[Stored items]
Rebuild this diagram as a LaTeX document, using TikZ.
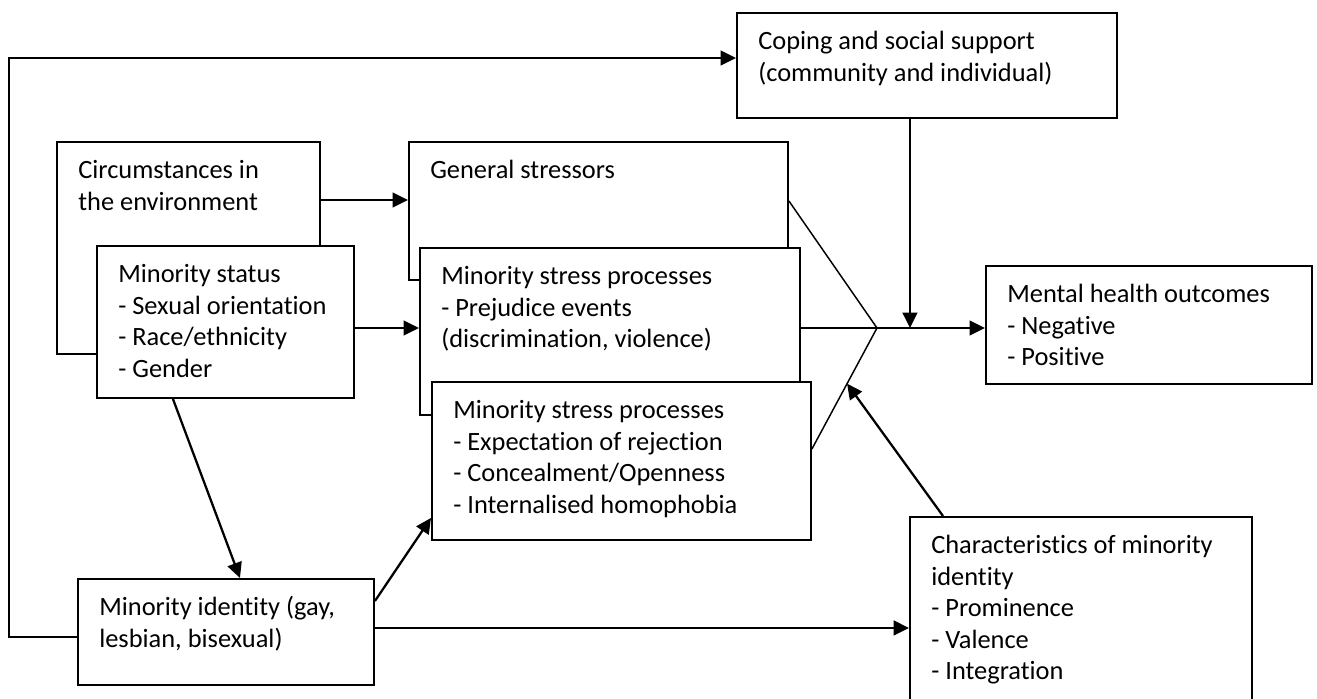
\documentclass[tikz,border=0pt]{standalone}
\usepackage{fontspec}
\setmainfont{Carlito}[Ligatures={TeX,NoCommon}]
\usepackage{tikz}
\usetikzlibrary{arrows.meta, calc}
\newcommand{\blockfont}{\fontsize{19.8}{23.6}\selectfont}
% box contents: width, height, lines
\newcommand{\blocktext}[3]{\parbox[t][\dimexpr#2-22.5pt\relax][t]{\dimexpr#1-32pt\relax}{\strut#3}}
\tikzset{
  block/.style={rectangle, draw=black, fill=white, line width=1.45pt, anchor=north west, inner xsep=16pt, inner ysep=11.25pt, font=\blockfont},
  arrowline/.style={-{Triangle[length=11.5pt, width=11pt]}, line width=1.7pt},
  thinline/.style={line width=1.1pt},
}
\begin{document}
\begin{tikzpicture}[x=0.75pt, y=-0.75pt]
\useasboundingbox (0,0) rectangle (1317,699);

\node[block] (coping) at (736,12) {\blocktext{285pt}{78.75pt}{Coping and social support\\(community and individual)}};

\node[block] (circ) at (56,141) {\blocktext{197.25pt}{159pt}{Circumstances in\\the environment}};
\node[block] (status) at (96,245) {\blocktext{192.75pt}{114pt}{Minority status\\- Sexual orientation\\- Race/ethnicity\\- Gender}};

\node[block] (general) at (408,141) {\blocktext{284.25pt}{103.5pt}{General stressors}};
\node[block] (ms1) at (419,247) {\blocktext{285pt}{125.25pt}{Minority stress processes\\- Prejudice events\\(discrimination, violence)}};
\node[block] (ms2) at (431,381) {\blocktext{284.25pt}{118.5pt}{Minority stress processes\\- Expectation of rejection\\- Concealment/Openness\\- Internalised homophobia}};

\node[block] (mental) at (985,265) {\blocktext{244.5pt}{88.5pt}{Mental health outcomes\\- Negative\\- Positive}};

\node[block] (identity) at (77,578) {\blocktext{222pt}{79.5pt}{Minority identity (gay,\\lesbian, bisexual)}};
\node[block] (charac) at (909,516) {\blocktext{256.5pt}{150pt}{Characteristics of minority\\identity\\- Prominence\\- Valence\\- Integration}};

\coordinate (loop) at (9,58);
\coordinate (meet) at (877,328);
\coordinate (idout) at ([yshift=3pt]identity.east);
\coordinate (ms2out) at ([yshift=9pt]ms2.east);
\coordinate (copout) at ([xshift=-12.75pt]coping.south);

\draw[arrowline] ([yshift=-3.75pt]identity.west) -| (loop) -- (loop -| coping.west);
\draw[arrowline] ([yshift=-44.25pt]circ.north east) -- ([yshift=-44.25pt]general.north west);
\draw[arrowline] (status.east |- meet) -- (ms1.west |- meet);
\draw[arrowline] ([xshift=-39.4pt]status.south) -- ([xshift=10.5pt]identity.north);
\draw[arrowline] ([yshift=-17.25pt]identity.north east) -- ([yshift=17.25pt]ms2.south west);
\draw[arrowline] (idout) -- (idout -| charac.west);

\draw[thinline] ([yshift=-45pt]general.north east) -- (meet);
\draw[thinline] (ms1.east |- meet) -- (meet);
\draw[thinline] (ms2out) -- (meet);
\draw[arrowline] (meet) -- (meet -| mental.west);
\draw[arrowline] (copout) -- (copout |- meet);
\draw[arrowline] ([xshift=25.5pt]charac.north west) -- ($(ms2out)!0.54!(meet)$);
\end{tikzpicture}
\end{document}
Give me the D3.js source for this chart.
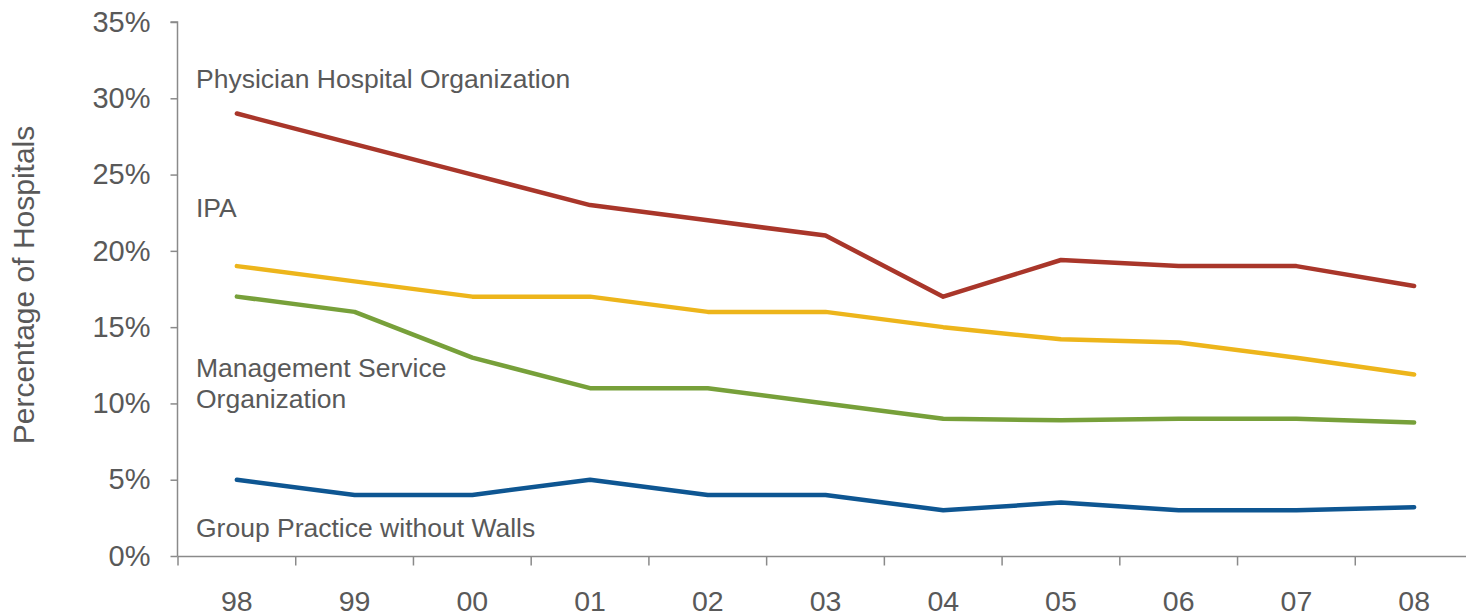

> **The problem**:
Return the entries unchanged, save for the pictures, which do not belong in the copy.

> **Full response**:
Rebuild this diagram as a LaTeX document, using TikZ.
\documentclass[tikz,border=0pt]{standalone}
\usepackage{fontspec}
\setmainfont{Carlito}[Ligatures={TeX,NoCommon}]
\usepackage{tikz}
\usetikzlibrary{arrows.meta, calc}
\newcommand{\blockfont}{\fontsize{19.8}{23.6}\selectfont}
% box contents: width, height, lines
\newcommand{\blocktext}[3]{\parbox[t][\dimexpr#2-22.5pt\relax][t]{\dimexpr#1-32pt\relax}{\strut#3}}
\tikzset{
  block/.style={rectangle, draw=black, fill=white, line width=1.45pt, anchor=north west, inner xsep=16pt, inner ysep=11.25pt, font=\blockfont},
  arrowline/.style={-{Triangle[length=11.5pt, width=11pt]}, line width=1.7pt},
  thinline/.style={line width=1.1pt},
}
\begin{document}
\begin{tikzpicture}[x=0.75pt, y=-0.75pt]
\useasboundingbox (0,0) rectangle (1317,699);

\node[block] (coping) at (736,12) {\blocktext{285pt}{78.75pt}{Coping and social support\\(community and individual)}};

\node[block] (circ) at (56,141) {\blocktext{197.25pt}{159pt}{Circumstances in\\the environment}};
\node[block] (status) at (96,245) {\blocktext{192.75pt}{114pt}{Minority status\\- Sexual orientation\\- Race/ethnicity\\- Gender}};

\node[block] (general) at (408,141) {\blocktext{284.25pt}{103.5pt}{General stressors}};
\node[block] (ms1) at (419,247) {\blocktext{285pt}{125.25pt}{Minority stress processes\\- Prejudice events\\(discrimination, violence)}};
\node[block] (ms2) at (431,381) {\blocktext{284.25pt}{118.5pt}{Minority stress processes\\- Expectation of rejection\\- Concealment/Openness\\- Internalised homophobia}};

\node[block] (mental) at (985,265) {\blocktext{244.5pt}{88.5pt}{Mental health outcomes\\- Negative\\- Positive}};

\node[block] (identity) at (77,578) {\blocktext{222pt}{79.5pt}{Minority identity (gay,\\lesbian, bisexual)}};
\node[block] (charac) at (909,516) {\blocktext{256.5pt}{150pt}{Characteristics of minority\\identity\\- Prominence\\- Valence\\- Integration}};

\coordinate (loop) at (9,58);
\coordinate (meet) at (877,328);
\coordinate (idout) at ([yshift=3pt]identity.east);
\coordinate (ms2out) at ([yshift=9pt]ms2.east);
\coordinate (copout) at ([xshift=-12.75pt]coping.south);

\draw[arrowline] ([yshift=-3.75pt]identity.west) -| (loop) -- (loop -| coping.west);
\draw[arrowline] ([yshift=-44.25pt]circ.north east) -- ([yshift=-44.25pt]general.north west);
\draw[arrowline] (status.east |- meet) -- (ms1.west |- meet);
\draw[arrowline] ([xshift=-39.4pt]status.south) -- ([xshift=10.5pt]identity.north);
\draw[arrowline] ([yshift=-17.25pt]identity.north east) -- ([yshift=17.25pt]ms2.south west);
\draw[arrowline] (idout) -- (idout -| charac.west);

\draw[thinline] ([yshift=-45pt]general.north east) -- (meet);
\draw[thinline] (ms1.east |- meet) -- (meet);
\draw[thinline] (ms2out) -- (meet);
\draw[arrowline] (meet) -- (meet -| mental.west);
\draw[arrowline] (copout) -- (copout |- meet);
\draw[arrowline] ([xshift=25.5pt]charac.north west) -- ($(ms2out)!0.54!(meet)$);
\end{tikzpicture}
\end{document}
Give me the D3.js source for this chart.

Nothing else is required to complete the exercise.